Thank you, friends. And feel free to check around you for others in Newman's situation. Estimates range as high as 1 in 7 prisoners who may be innocent of the crime for which they are imprisoned. A despicable failure in the so-called American justice system.

Peace...blessings...love and light...

Aine

Monday, September 7, 2009

Not Your Usual Elsa Newman Story!!!!

But a story of a whole other kind...and one I cannot resist sharing.



Today I met a man, a grizzled, softhearted and kindly man, a Viet Nam veteran whose eyes and heart still fill with tears when he thinks, reads or writes about things that happened to him as the Viet Nam War was drawing to a close.

May I call him “Bill”? That’s not his real name, but although he gave me permission to write this and to share the story of one particular experience that left him haunted and hurting, he wants to remain anonymous.

Bill was among the last servicemen sworn in at the time of the Viet Nam War. Unable to see himself struggling through steaming jungles, he enlisted in the Navy. The Navy promised him that if he would take and pass certain classes, he could serve as an electrician. He took them. He passed. And he was on his way to the far east, aboard ship.

One thing you should know before you read further: Bill wishes there might be some way men--and now women, too--might learn even a little about what to expect in war--even when that war has ended. He was, he says, totally unprepared for the things he saw.

This is the haunting story that he wrote as he was trying to recover from the horrors of one of his last days in the Navy

As the fall of South Vietnam was taking place in late April, 1975, I was proud to be a crew member aboard the USS Blue Ridge (LCC19) [photo above] and be called upon to take part in “Operation Freedom Wind,” the evacuation of the last Americans and of loyal South Vietnamese civilians. I was in the Navy, on a ship and mostly safe. I was not out in the jungles fighting the Viet Cong, dodging bombs and gunfire, but I nevertheless had experiences that still, to this day, haunt and trouble me greatly.

As the evacuation was going on--escaping and frightened civilians--as they were swimming and floating on almost anything that could float, I had to watch helpless from the deck of the ship, as multitudes of them drowned. There were old people, young people, women with their babies and their other children--all of them fighting to get close to the ship, get to safety.
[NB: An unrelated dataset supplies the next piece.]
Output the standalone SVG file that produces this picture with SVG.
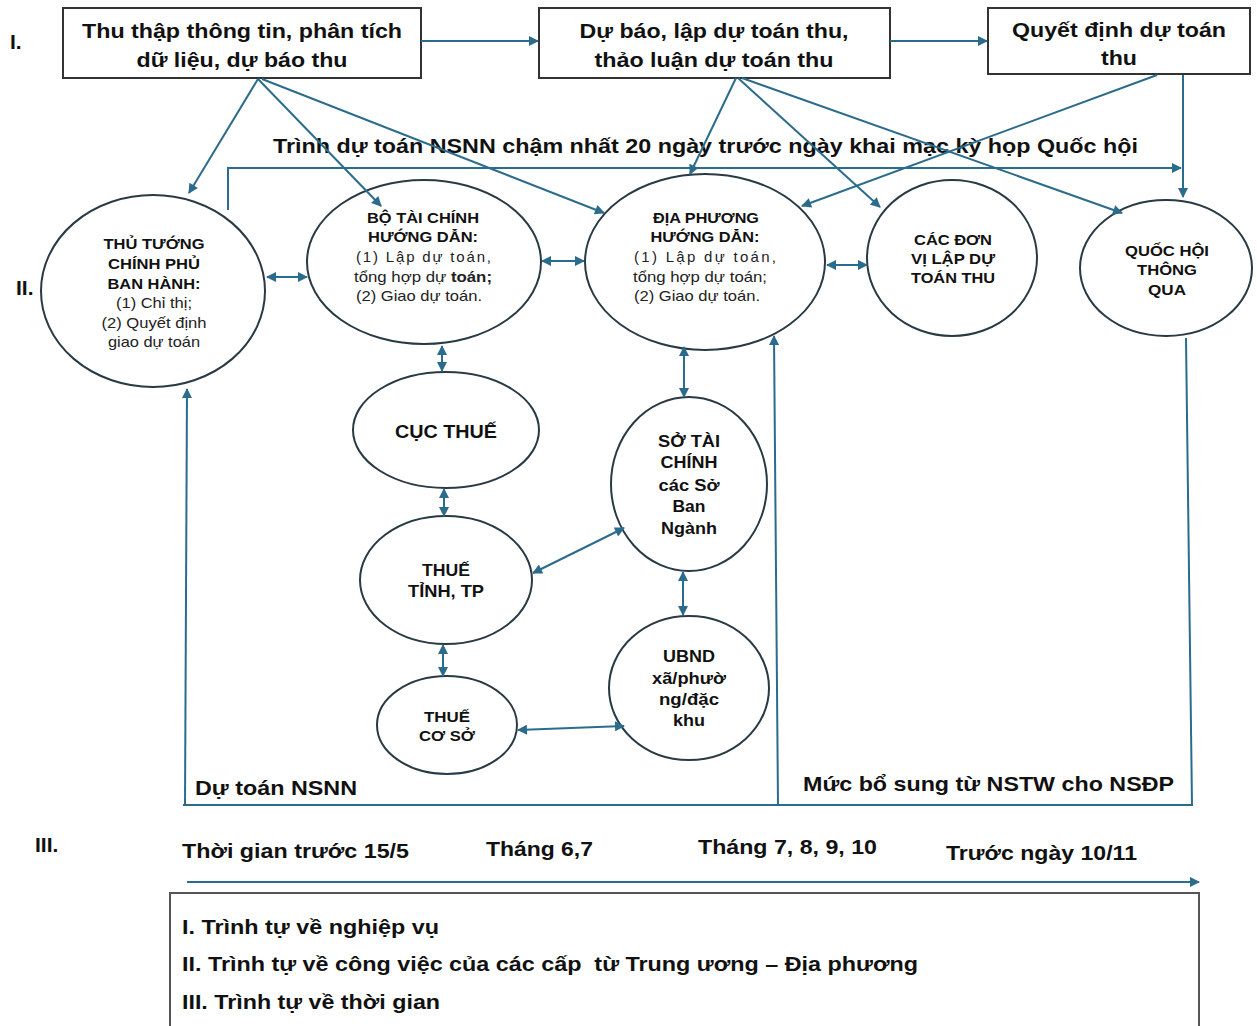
<svg xmlns="http://www.w3.org/2000/svg" width="1257" height="1026" viewBox="0 0 1257 1026">
<style>
text{font-family:"Liberation Sans",Arial,sans-serif;fill:#111}
.big{font-size:21px;font-weight:bold}
.mid{font-size:17px;font-weight:bold}
.sb{font-size:15px;font-weight:bold}
.sn{font-size:15px;font-weight:normal;fill:#222}
.box{fill:#fff;stroke:#333;stroke-width:2}
.ell{fill:#fff;stroke:#2a3a44;stroke-width:2}
.c{fill:none;stroke:#2b6c8c;stroke-width:2}
.a{marker-end:url(#ah)}
.b{marker-start:url(#ah);marker-end:url(#ah)}
</style>
<defs>
<marker id="ah" viewBox="0 0 10 10" refX="9" refY="5" markerWidth="11" markerHeight="10" markerUnits="userSpaceOnUse" orient="auto-start-reverse">
<path d="M0,0 L10,5 L0,10 z" fill="#2b6c8c"/>
</marker>
</defs>
<rect width="1257" height="1026" fill="#fff"/>

<g id="section-labels">
<text class="big" x="10" y="49">I.</text>
<text class="big" x="16" y="295">II.</text>
<text class="big" x="35" y="852">III.</text>
</g>

<g id="box-thu-thap">
<rect class="box" x="63" y="8" width="358" height="70"/>
<text class="big" x="242" y="38" text-anchor="middle" textLength="320" lengthAdjust="spacingAndGlyphs">Thu thập thông tin, phân tích</text>
<text class="big" x="242" y="67" text-anchor="middle" textLength="211" lengthAdjust="spacingAndGlyphs">dữ liệu, dự báo thu</text>
</g>
<g id="box-du-bao">
<rect class="box" x="539" y="8" width="351" height="70"/>
<text class="big" x="714" y="38" text-anchor="middle" textLength="269" lengthAdjust="spacingAndGlyphs">Dự báo, lập dự toán thu,</text>
<text class="big" x="714" y="67" text-anchor="middle" textLength="239" lengthAdjust="spacingAndGlyphs">thảo luận dự toán thu</text>
</g>
<g id="box-quyet-dinh">
<rect class="box" x="988" y="8" width="262" height="66"/>
<text class="big" x="1119" y="37" text-anchor="middle" textLength="214" lengthAdjust="spacingAndGlyphs">Quyết định dự toán</text>
<text class="big" x="1119" y="65" text-anchor="middle" textLength="36" lengthAdjust="spacingAndGlyphs">thu</text>
</g>

<g id="label-trinh">
<text class="big" x="273" y="153" textLength="865" lengthAdjust="spacingAndGlyphs">Trình dự toán NSNN chậm nhất 20 ngày trước ngày khai mạc kỳ họp Quốc hội</text>
</g>

<g id="node-thu-tuong">
<ellipse class="ell" cx="153" cy="291" rx="112" ry="96"/>
<text class="sb" x="154" y="249" text-anchor="middle" textLength="101" lengthAdjust="spacingAndGlyphs">THỦ TƯỚNG</text>
<text class="sb" x="154" y="269" text-anchor="middle" textLength="92" lengthAdjust="spacingAndGlyphs">CHÍNH PHỦ</text>
<text class="sb" x="154" y="289" text-anchor="middle" textLength="93" lengthAdjust="spacingAndGlyphs">BAN HÀNH:</text>
<text class="sn" x="154" y="308" text-anchor="middle" textLength="76" lengthAdjust="spacingAndGlyphs">(1) Chỉ thị;</text>
<text class="sn" x="154" y="328" text-anchor="middle" textLength="105" lengthAdjust="spacingAndGlyphs">(2) Quyết định</text>
<text class="sn" x="154" y="347" text-anchor="middle" textLength="92" lengthAdjust="spacingAndGlyphs">giao dự toán</text>
</g>

<g id="node-bo-tai-chinh">
<ellipse class="ell" cx="424" cy="262" rx="117" ry="82"/>
<text class="sb" x="423" y="223" text-anchor="middle" textLength="112" lengthAdjust="spacingAndGlyphs">BỘ TÀI CHÍNH</text>
<text class="sb" x="423" y="242" text-anchor="middle" textLength="110" lengthAdjust="spacingAndGlyphs">HƯỚNG DẪN:</text>
<text class="sn" x="356" y="262" textLength="135" lengthAdjust="spacing">(1) Lập dự toán,</text>
<text class="sn" x="354" y="282" textLength="138" lengthAdjust="spacingAndGlyphs">tổng hợp dự <tspan font-weight="bold">toán;</tspan></text>
<text class="sn" x="356" y="301" textLength="126" lengthAdjust="spacingAndGlyphs">(2) Giao dự toán.</text>
</g>

<g id="node-dia-phuong">
<ellipse class="ell" cx="705" cy="262" rx="120" ry="88"/>
<text class="sb" x="706" y="223" text-anchor="middle" textLength="106" lengthAdjust="spacingAndGlyphs">ĐỊA PHƯƠNG</text>
<text class="sb" x="705" y="242" text-anchor="middle" textLength="109" lengthAdjust="spacingAndGlyphs">HƯỚNG DẪN:</text>
<text class="sn" x="634" y="262" textLength="142" lengthAdjust="spacing">(1) Lập dự toán,</text>
<text class="sn" x="633" y="282" textLength="134" lengthAdjust="spacingAndGlyphs">tổng hợp dự toán;</text>
<text class="sn" x="634" y="301" textLength="126" lengthAdjust="spacingAndGlyphs">(2) Giao dự toán.</text>
</g>

<g id="node-cac-don-vi">
<ellipse class="ell" cx="952" cy="258" rx="85" ry="78"/>
<text class="sb" x="953" y="245" text-anchor="middle" textLength="78" lengthAdjust="spacingAndGlyphs">CÁC ĐƠN</text>
<text class="sb" x="953" y="264" text-anchor="middle" textLength="84" lengthAdjust="spacingAndGlyphs">VỊ LẬP DỰ</text>
<text class="sb" x="953" y="283" text-anchor="middle" textLength="84" lengthAdjust="spacingAndGlyphs">TOÁN THU</text>
</g>

<g id="node-quoc-hoi">
<ellipse class="ell" cx="1166" cy="268" rx="86" ry="68"/>
<text class="sb" x="1167" y="256" text-anchor="middle" textLength="84" lengthAdjust="spacingAndGlyphs">QUỐC HỘI</text>
<text class="sb" x="1167" y="275" text-anchor="middle" textLength="60" lengthAdjust="spacingAndGlyphs">THÔNG</text>
<text class="sb" x="1167" y="295" text-anchor="middle" textLength="38" lengthAdjust="spacingAndGlyphs">QUA</text>
</g>

<g id="node-cuc-thue">
<ellipse class="ell" cx="446" cy="430" rx="93" ry="58"/>
<text class="big" x="446" y="438" text-anchor="middle" textLength="102" lengthAdjust="spacingAndGlyphs" style="font-size:19px">CỤC THUẾ</text>
</g>

<g id="node-so-tai-chinh">
<ellipse class="ell" cx="689" cy="484" rx="78" ry="87"/>
<text class="mid" x="689" y="447" text-anchor="middle" textLength="62" lengthAdjust="spacingAndGlyphs">SỞ TÀI</text>
<text class="mid" x="689" y="468" text-anchor="middle" textLength="57" lengthAdjust="spacingAndGlyphs">CHÍNH</text>
<text class="mid" x="689" y="491" text-anchor="middle" textLength="61" lengthAdjust="spacingAndGlyphs">các Sở</text>
<text class="mid" x="689" y="512" text-anchor="middle" textLength="33" lengthAdjust="spacingAndGlyphs">Ban</text>
<text class="mid" x="689" y="534" text-anchor="middle" textLength="56" lengthAdjust="spacingAndGlyphs">Ngành</text>
</g>

<g id="node-thue-tinh">
<ellipse class="ell" cx="446" cy="580" rx="86" ry="64"/>
<text class="mid" x="446" y="576" text-anchor="middle" textLength="48" lengthAdjust="spacingAndGlyphs">THUẾ</text>
<text class="mid" x="446" y="597" text-anchor="middle" textLength="76" lengthAdjust="spacingAndGlyphs">TỈNH, TP</text>
</g>

<g id="node-ubnd">
<ellipse class="ell" cx="689" cy="688" rx="80" ry="72"/>
<text class="mid" x="689" y="662" text-anchor="middle" textLength="52" lengthAdjust="spacingAndGlyphs">UBND</text>
<text class="mid" x="689" y="684" text-anchor="middle" textLength="74" lengthAdjust="spacingAndGlyphs">xã/phườ</text>
<text class="mid" x="689" y="705" text-anchor="middle" textLength="60" lengthAdjust="spacingAndGlyphs">ng/đặc</text>
<text class="mid" x="689" y="726" text-anchor="middle" textLength="32" lengthAdjust="spacingAndGlyphs">khu</text>
</g>

<g id="node-thue-co-so">
<ellipse class="ell" cx="447" cy="725" rx="70" ry="49"/>
<text class="sb" x="447" y="722" text-anchor="middle" textLength="46" lengthAdjust="spacingAndGlyphs">THUẾ</text>
<text class="sb" x="447" y="741" text-anchor="middle" textLength="56" lengthAdjust="spacingAndGlyphs">CƠ SỞ</text>
</g>

<g id="frame-labels">
<text class="big" x="195" y="795" textLength="162" lengthAdjust="spacingAndGlyphs">Dự toán NSNN</text>
<text class="big" x="803" y="791" textLength="371" lengthAdjust="spacingAndGlyphs">Mức bổ sung từ NSTW cho NSĐP</text>
</g>

<g id="timeline">
<text class="big" x="182" y="858" textLength="227" lengthAdjust="spacingAndGlyphs">Thời gian trước 15/5</text>
<text class="big" x="486" y="856" textLength="107" lengthAdjust="spacingAndGlyphs">Tháng 6,7</text>
<text class="big" x="698" y="854" textLength="179" lengthAdjust="spacingAndGlyphs">Tháng 7, 8, 9, 10</text>
<text class="big" x="946" y="860" textLength="191" lengthAdjust="spacingAndGlyphs">Trước ngày 10/11</text>
</g>

<g id="legend">
<rect x="170" y="893" width="1029" height="140" fill="#fff" stroke="#555" stroke-width="2"/>
<text class="big" x="182" y="934" textLength="257" lengthAdjust="spacingAndGlyphs">I. Trình tự về nghiệp vụ</text>
<text class="big" x="182" y="971" textLength="736" lengthAdjust="spacingAndGlyphs" xml:space="preserve">II. Trình tự về công việc của các cấp  từ Trung ương – Địa phương</text>
<text class="big" x="182" y="1009" textLength="258" lengthAdjust="spacingAndGlyphs">III. Trình tự về thời gian</text>
</g>

<g id="connectors">
<line class="c a" x1="421" y1="41" x2="538" y2="41"/>
<line class="c a" x1="890" y1="41" x2="987" y2="41"/>
<line class="c a" x1="258" y1="79" x2="189" y2="193"/>
<line class="c a" x1="258" y1="79" x2="381" y2="206"/>
<line class="c a" x1="262" y1="79" x2="604" y2="213"/>
<line class="c a" x1="736" y1="78" x2="690" y2="174"/>
<line class="c a" x1="738" y1="78" x2="880" y2="207"/>
<line class="c a" x1="742" y1="78" x2="1122" y2="213"/>
<line class="c a" x1="1157" y1="75" x2="802" y2="206"/>
<line class="c a" x1="1183" y1="75" x2="1183" y2="197"/>
<polyline class="c a" points="228,210 228,168 1181,168"/>
<line class="c b" x1="267" y1="277" x2="307" y2="277"/>
<line class="c b" x1="542" y1="261" x2="584" y2="261"/>
<line class="c b" x1="827" y1="265" x2="867" y2="265"/>
<line class="c b" x1="442" y1="346" x2="442" y2="371"/>
<line class="c b" x1="444" y1="489" x2="444" y2="516"/>
<line class="c b" x1="443" y1="645" x2="443" y2="676"/>
<line class="c b" x1="684" y1="347" x2="684" y2="397"/>
<line class="c b" x1="683" y1="572" x2="683" y2="615"/>
<line class="c b" x1="533" y1="573" x2="624" y2="528"/>
<line class="c b" x1="518" y1="730" x2="624" y2="726"/>
<line class="c a" x1="185" y1="805" x2="187" y2="389"/>
<line class="c" x1="183" y1="805" x2="1193" y2="805"/>
<line class="c a" x1="778" y1="805" x2="774" y2="336"/>
<line class="c" x1="1186" y1="338" x2="1192" y2="805"/>
<line class="c a" x1="187" y1="882" x2="1199" y2="882"/>
</g>
</svg>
It was horrible for me that I could do nothing to help them. I know that I was not responsible for them. But the guilt and shame that I have carried for the last 32-plus years have been unbearable.

The ship quickly became filled to capacity with the people we could safely bring on board. Even the helicopters bringing out evacuees had to find alternate landing places--and then the helicopters were ditched, to make room for these fleeing swarms of human beings.

As more and more people were able to climb on board, we were busy throwing overboard weapons, supplies--anything we could find to get rid of--just to make room for more people.

We were about a mile from shore, and as people weakened and fell away from their flotation devices, I had to watch them drown. They were just too exhausted to hang on anymore. There were literally hundreds of people just out of my reach--out of our reach.

This event will stay with me for the rest of my life. I cannot escape it. Sometimes when I hear a helicopter--or even a spinning washing machine--it is like I am right back there on the ship, watching people who desperately needed help, people who were reaching out to us. But they were not within range of help, not by me…not by anyone else.

On that same occasion, one helicopter brought aboard a wounded Marine. He was pretty banged up, and I assisted the team to get him to sick bay. I never knew if he turned out OK, if he died or not. I just knew that I had seen another man in pain. And I realize that watching this guy, all bloody and screaming, created in me the same feelings of watching all those helpless people drown.

After the war I began abusing alcohol, just so I would be able to get to sleep without nightmares--the faces and the screams of those people, both the hundreds in the water and the single Marine I helped to sick bay.

After treatment for alcohol abuse, at the VA in Seattle, I no longer drink. But drinking was the only way I could cope back then.